**Record set**
········
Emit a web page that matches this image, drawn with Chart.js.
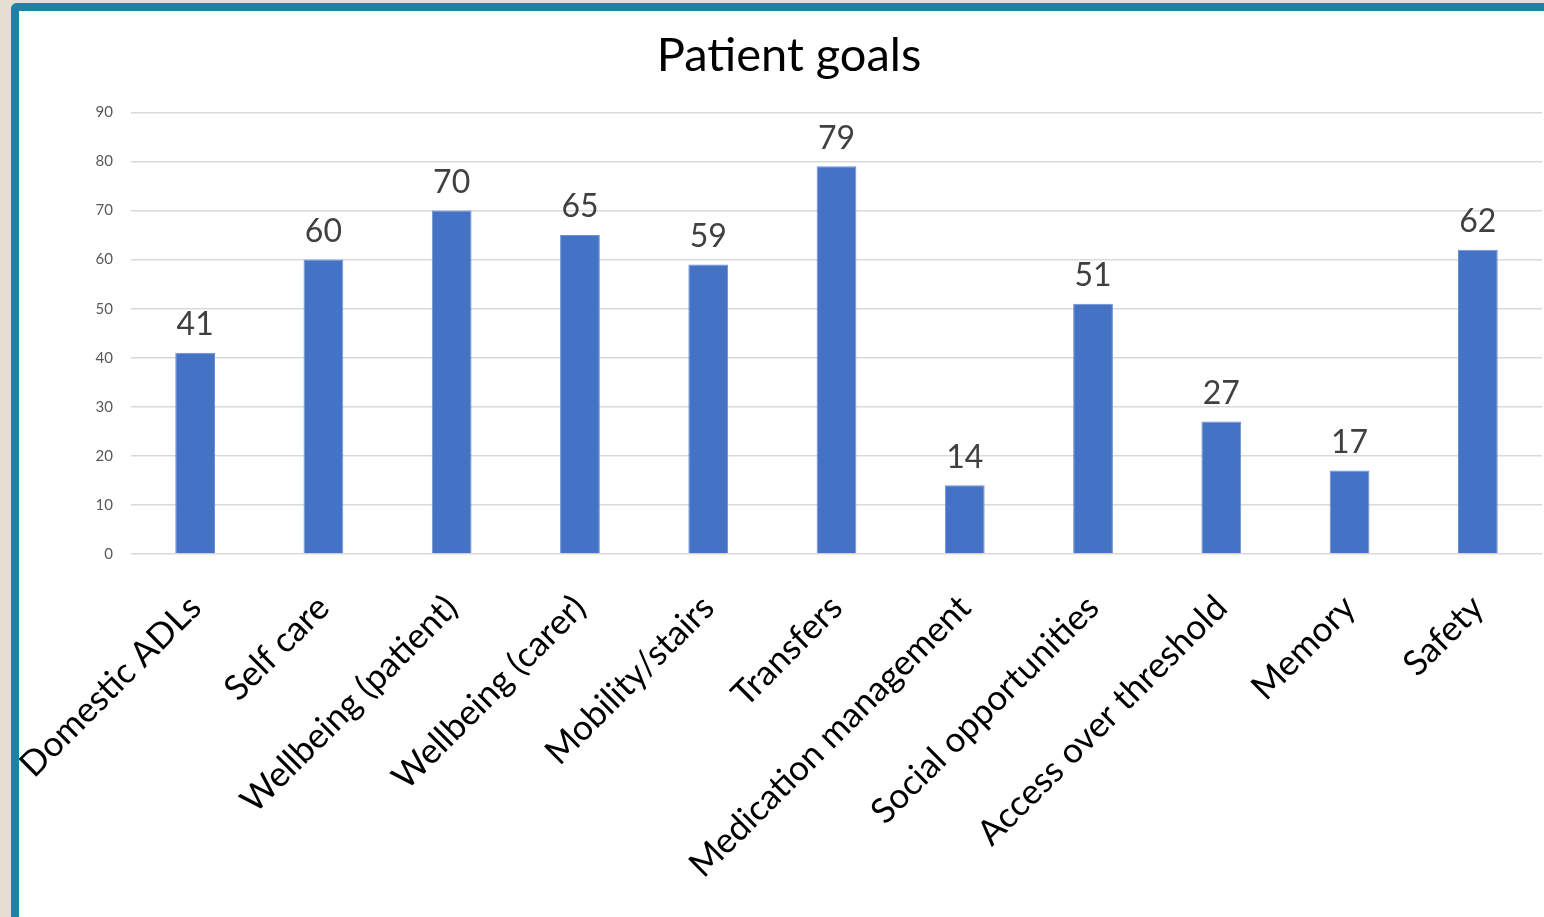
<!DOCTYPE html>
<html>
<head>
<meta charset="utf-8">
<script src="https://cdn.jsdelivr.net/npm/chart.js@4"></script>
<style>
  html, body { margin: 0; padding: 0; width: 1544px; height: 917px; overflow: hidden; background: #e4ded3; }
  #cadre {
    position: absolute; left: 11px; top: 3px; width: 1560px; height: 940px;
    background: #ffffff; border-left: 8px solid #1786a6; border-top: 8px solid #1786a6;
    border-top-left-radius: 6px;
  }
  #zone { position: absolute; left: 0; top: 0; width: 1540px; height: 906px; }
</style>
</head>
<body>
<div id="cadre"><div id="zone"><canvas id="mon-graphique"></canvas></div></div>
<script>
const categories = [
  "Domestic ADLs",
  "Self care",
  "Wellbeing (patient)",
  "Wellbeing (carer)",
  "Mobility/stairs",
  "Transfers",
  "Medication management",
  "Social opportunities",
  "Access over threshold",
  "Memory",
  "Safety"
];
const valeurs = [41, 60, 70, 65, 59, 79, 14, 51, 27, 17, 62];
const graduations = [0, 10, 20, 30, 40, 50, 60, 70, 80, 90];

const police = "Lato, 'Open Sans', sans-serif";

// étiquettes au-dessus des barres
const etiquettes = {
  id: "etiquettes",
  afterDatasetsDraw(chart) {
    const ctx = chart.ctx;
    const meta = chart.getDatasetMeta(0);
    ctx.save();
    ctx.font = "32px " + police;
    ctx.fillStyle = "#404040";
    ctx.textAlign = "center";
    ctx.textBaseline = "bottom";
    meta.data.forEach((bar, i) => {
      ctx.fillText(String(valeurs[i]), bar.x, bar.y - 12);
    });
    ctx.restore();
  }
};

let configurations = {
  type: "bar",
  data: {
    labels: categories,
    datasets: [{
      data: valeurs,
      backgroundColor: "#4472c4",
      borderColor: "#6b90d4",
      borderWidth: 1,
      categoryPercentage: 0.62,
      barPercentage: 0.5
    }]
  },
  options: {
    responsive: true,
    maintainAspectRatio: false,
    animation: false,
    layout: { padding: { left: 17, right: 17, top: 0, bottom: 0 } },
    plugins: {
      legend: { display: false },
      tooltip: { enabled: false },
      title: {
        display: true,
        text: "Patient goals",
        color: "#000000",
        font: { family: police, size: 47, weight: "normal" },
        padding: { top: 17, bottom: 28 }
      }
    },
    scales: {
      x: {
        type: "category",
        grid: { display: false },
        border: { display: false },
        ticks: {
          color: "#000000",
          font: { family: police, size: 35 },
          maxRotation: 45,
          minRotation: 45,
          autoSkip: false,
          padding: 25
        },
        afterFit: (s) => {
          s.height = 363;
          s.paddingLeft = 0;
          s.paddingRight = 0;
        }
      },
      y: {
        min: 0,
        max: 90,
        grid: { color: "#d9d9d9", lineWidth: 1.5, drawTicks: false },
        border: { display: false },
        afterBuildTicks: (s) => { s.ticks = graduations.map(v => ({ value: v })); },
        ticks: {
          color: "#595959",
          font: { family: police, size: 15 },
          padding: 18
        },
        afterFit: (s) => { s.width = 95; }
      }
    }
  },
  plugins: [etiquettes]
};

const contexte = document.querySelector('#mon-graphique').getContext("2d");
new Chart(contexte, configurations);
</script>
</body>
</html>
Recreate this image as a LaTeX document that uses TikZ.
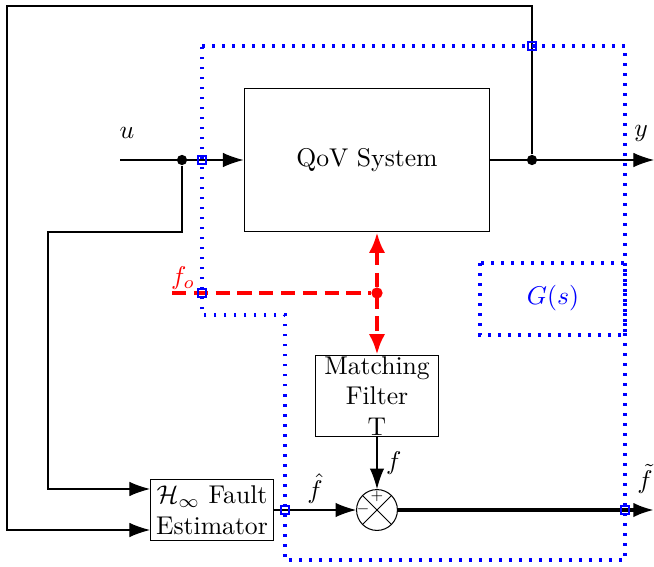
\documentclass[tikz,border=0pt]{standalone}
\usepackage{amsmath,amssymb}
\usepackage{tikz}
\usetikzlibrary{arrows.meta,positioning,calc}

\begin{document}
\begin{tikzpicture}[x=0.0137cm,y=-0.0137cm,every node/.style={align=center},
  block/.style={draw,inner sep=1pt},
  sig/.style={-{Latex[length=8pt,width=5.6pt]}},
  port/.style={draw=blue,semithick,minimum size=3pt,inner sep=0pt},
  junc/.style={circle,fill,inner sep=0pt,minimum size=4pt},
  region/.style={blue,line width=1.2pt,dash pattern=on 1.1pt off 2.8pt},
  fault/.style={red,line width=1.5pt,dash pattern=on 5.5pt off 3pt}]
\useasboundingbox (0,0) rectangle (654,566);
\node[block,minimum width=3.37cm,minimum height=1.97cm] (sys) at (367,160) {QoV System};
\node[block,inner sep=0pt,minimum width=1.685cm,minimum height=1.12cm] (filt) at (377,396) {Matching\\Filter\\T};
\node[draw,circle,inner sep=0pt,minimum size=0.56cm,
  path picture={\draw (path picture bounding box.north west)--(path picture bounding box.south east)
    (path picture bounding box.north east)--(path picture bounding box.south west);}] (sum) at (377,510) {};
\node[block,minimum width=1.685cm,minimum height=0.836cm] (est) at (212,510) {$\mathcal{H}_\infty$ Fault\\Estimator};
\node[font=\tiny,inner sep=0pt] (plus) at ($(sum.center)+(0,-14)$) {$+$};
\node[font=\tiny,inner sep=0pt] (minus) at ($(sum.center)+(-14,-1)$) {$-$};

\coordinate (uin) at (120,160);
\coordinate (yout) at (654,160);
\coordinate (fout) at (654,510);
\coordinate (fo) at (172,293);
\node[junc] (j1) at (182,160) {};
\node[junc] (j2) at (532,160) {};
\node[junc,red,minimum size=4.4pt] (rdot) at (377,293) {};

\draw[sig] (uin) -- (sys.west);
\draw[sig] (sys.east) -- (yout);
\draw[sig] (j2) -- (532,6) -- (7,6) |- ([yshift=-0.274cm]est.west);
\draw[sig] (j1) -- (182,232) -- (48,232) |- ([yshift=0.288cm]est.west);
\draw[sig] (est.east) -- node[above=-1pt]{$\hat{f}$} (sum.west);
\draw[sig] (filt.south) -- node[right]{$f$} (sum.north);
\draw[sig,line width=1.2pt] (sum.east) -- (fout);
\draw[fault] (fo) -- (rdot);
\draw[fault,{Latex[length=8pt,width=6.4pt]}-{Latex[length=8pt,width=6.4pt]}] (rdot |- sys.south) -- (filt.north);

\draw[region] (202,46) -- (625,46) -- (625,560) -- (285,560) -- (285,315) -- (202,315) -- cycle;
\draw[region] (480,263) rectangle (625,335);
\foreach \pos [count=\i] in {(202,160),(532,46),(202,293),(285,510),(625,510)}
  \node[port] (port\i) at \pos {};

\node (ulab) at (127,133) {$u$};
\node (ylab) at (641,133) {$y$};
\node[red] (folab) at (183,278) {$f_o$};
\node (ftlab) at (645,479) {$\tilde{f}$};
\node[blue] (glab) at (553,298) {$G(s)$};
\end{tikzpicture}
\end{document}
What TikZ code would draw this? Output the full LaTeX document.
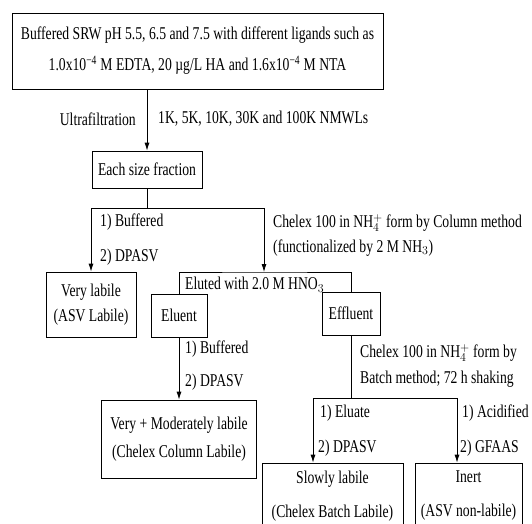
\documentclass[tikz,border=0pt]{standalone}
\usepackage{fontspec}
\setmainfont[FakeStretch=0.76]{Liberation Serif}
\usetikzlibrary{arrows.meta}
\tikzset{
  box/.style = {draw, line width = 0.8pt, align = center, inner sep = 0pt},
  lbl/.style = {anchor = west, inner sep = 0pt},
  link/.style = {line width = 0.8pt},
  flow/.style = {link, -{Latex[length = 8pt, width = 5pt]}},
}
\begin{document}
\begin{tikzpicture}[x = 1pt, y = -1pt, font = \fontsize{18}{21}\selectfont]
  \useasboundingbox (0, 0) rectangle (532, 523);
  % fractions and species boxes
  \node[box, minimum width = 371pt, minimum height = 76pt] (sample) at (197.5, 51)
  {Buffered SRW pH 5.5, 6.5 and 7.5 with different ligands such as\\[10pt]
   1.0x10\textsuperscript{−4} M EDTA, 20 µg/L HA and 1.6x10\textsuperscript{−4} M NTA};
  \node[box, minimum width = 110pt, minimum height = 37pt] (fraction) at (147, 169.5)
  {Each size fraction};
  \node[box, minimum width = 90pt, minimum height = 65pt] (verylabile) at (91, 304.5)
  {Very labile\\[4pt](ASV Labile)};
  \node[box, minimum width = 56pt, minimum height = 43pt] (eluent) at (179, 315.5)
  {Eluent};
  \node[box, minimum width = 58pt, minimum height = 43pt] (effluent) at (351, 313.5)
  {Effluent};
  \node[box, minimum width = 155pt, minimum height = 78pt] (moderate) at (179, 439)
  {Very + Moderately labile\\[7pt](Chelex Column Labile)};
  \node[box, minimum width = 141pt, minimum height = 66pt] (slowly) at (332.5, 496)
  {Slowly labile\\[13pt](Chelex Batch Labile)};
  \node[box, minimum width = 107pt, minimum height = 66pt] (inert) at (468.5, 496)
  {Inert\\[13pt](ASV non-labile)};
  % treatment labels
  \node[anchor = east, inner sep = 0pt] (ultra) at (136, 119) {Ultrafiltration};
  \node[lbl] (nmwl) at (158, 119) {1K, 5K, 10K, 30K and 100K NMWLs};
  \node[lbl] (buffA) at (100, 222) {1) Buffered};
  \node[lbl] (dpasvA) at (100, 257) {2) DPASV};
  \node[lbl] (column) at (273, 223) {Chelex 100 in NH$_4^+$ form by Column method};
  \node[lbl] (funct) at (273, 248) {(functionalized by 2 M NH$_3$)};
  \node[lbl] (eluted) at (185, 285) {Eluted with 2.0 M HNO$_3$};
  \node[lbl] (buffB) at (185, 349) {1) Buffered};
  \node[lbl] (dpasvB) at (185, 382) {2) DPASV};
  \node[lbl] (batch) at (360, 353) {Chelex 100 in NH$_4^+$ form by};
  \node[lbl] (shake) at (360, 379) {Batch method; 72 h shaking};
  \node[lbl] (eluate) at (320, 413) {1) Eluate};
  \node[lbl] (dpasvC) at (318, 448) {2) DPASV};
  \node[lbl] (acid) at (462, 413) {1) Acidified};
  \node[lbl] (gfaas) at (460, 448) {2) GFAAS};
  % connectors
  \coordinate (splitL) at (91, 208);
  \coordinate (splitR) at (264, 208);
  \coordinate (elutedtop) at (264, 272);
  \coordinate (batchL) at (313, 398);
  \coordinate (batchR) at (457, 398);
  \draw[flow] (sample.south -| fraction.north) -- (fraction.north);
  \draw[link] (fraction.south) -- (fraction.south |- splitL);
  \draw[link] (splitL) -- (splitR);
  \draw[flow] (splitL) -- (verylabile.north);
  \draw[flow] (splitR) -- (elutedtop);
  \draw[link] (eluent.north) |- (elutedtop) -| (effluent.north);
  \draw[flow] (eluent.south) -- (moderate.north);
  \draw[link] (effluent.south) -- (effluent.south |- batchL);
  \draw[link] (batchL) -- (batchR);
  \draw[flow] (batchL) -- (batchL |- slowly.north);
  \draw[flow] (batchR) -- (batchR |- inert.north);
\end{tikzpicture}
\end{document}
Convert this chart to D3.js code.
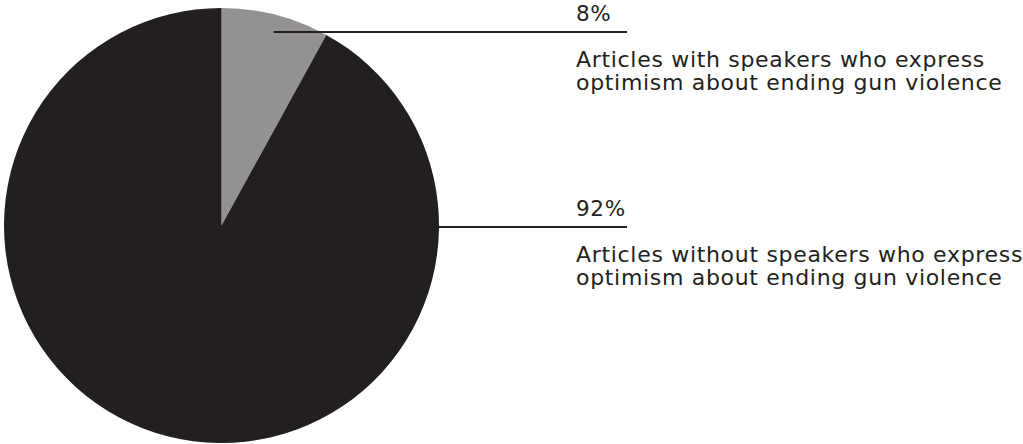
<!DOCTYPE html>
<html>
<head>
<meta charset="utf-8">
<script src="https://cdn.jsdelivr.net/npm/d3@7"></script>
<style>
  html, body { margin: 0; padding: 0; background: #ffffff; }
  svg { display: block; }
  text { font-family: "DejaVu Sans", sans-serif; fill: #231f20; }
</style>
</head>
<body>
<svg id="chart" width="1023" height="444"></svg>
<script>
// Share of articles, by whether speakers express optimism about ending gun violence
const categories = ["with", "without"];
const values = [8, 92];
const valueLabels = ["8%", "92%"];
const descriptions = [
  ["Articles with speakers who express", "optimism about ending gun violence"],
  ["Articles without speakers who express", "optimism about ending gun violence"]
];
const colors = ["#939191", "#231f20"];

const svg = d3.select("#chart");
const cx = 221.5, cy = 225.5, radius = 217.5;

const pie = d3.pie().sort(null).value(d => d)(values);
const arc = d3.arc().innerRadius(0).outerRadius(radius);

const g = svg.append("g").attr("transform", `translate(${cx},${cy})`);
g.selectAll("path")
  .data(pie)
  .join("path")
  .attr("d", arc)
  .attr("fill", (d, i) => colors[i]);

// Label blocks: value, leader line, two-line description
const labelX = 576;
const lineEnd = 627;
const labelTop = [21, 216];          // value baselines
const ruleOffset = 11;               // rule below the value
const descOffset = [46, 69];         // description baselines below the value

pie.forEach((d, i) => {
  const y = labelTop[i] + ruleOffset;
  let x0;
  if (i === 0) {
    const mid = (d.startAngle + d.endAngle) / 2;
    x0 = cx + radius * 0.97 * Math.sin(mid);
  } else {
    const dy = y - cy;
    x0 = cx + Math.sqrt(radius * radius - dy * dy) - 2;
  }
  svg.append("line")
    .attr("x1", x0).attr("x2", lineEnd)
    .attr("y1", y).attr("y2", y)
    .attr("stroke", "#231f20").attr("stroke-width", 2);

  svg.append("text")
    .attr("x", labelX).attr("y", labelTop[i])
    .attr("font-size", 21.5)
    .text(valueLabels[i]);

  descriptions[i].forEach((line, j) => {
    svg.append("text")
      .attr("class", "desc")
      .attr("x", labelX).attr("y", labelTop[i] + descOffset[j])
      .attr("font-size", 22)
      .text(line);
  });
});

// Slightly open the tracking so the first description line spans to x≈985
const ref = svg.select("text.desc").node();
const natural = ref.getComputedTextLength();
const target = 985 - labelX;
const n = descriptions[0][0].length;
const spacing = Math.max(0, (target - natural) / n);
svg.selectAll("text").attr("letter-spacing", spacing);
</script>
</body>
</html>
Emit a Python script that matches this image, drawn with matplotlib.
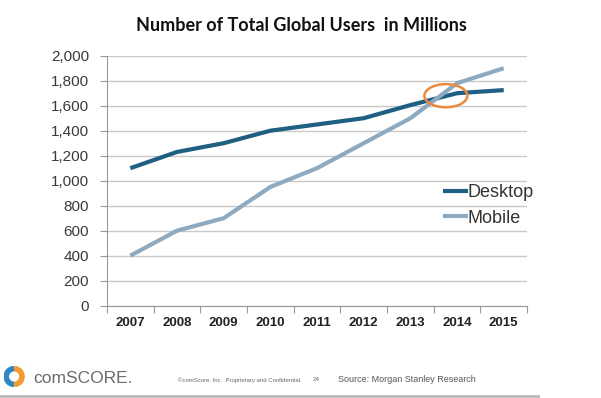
········
**Exercise brief**
Skip the pictures. Set down only the lines from the one containing "Convert this chart to D3.js code." through the one containing "const descOffset = [46, 69];", exactly as they appear, ends included.

**The output**
Convert this chart to D3.js code.
<!DOCTYPE html>
<html>
<head>
<meta charset="utf-8">
<script src="https://cdn.jsdelivr.net/npm/d3@7"></script>
<style>
  html, body { margin: 0; padding: 0; background: #ffffff; }
  svg { display: block; }
  text { font-family: "DejaVu Sans", sans-serif; fill: #231f20; }
</style>
</head>
<body>
<svg id="chart" width="1023" height="444"></svg>
<script>
// Share of articles, by whether speakers express optimism about ending gun violence
const categories = ["with", "without"];
const values = [8, 92];
const valueLabels = ["8%", "92%"];
const descriptions = [
  ["Articles with speakers who express", "optimism about ending gun violence"],
  ["Articles without speakers who express", "optimism about ending gun violence"]
];
const colors = ["#939191", "#231f20"];

const svg = d3.select("#chart");
const cx = 221.5, cy = 225.5, radius = 217.5;

const pie = d3.pie().sort(null).value(d => d)(values);
const arc = d3.arc().innerRadius(0).outerRadius(radius);

const g = svg.append("g").attr("transform", `translate(${cx},${cy})`);
g.selectAll("path")
  .data(pie)
  .join("path")
  .attr("d", arc)
  .attr("fill", (d, i) => colors[i]);

// Label blocks: value, leader line, two-line description
const labelX = 576;
const lineEnd = 627;
const labelTop = [21, 216];          // value baselines
const ruleOffset = 11;               // rule below the value
const descOffset = [46, 69];         // description baselines below the value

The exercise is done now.